Civil and Environmental Engineering Assistant Professor Colin Phillips is making waves — through river channels — with his aim to build models to determine how rivers will respond to climate change, all thanks to the nearly $300,000 grant he received through the National Science Foundation.

According to Phillips, although mountain rivers are critical sources for drinking, recreation and irrigation, they are highly susceptible to hazards caused by changing climate and precipitation patterns.

Phillips aims to build a theory to discover how much river channels can take before buckling under the pressures of climate change.

Phillips aims to build a theory to discover how much river channels can take before buckling under the pressures of climate change.

“Climate change can lead to more frequent flooding, causing erosion and landslides, or can lead to drought, which results in increased wildfire risk, vegetation loss and extreme erosion when storms eventually occur,” he said.

His lab will focus on identifying which river channels are susceptible to change and use engineering practices to identify important locations for hazard mitigation and restoration.

“Our goal is to predict which rivers are susceptible to change, which rivers are likely to remain stable and, in some cases, how hard of a kick does nature have to give a river for it to fall apart,” Phillips said. “If floods get bigger, and we expect them to, it’s unlikely that the rivers will remain stable.

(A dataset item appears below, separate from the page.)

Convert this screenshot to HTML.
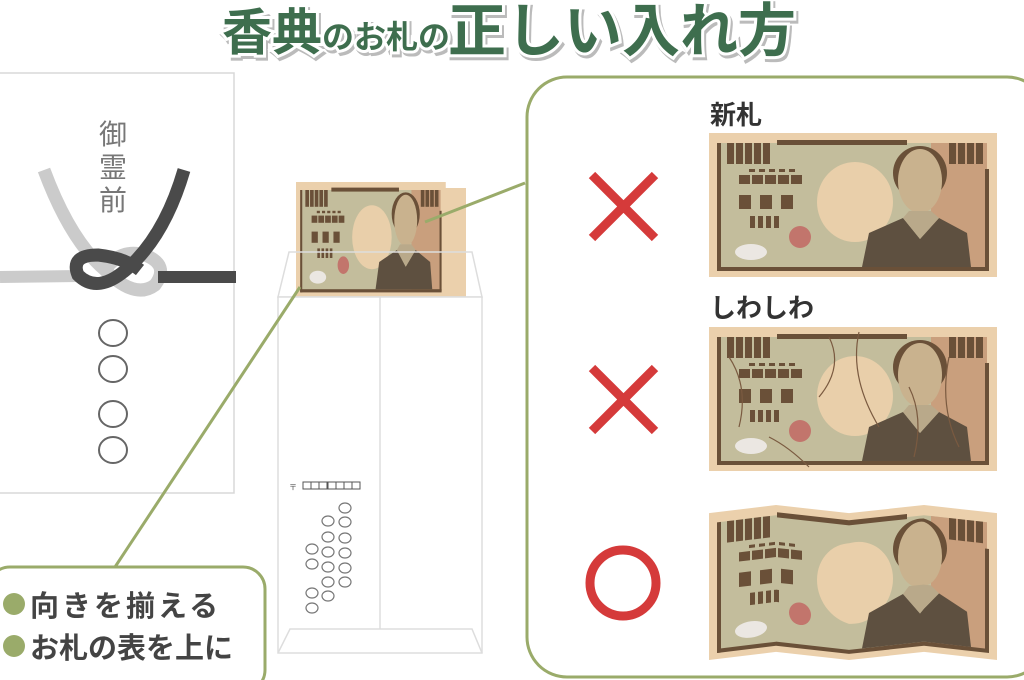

They’ll start shifting and eroding, and that means that flood hazard models built on the previous landscape may become less relevant.”

Phillips says he wants the project to inspire high school students and undergraduates with hands-on learning and research in STEM projects at universities nationwide.

Phillips is working with Claire Masteller, an assistant professor of Earth and planetary science at Washington University in St. Louis, who was also awarded approximately $300,000 in NSF funding. The total $600,000 grant will allow the researchers to link the physics of the sediment in the river bed to the size and shape of the river channel, and ultimately how changes in climate and watershed practices propagate through the river network.

The two aim to build a theory to better quantify the sensitivity of rivers to future climate change. Together, the research will be carried out through a combination of field work, data analysis and model study and experiments.

Field work has already begun for this particular project, focusing on rivers with data already available. Examples include the Logan River, the Eel River in California and rivers draining the Colorado Front Range, including several waterways that have already destabilized due to recent flooding and wildfires.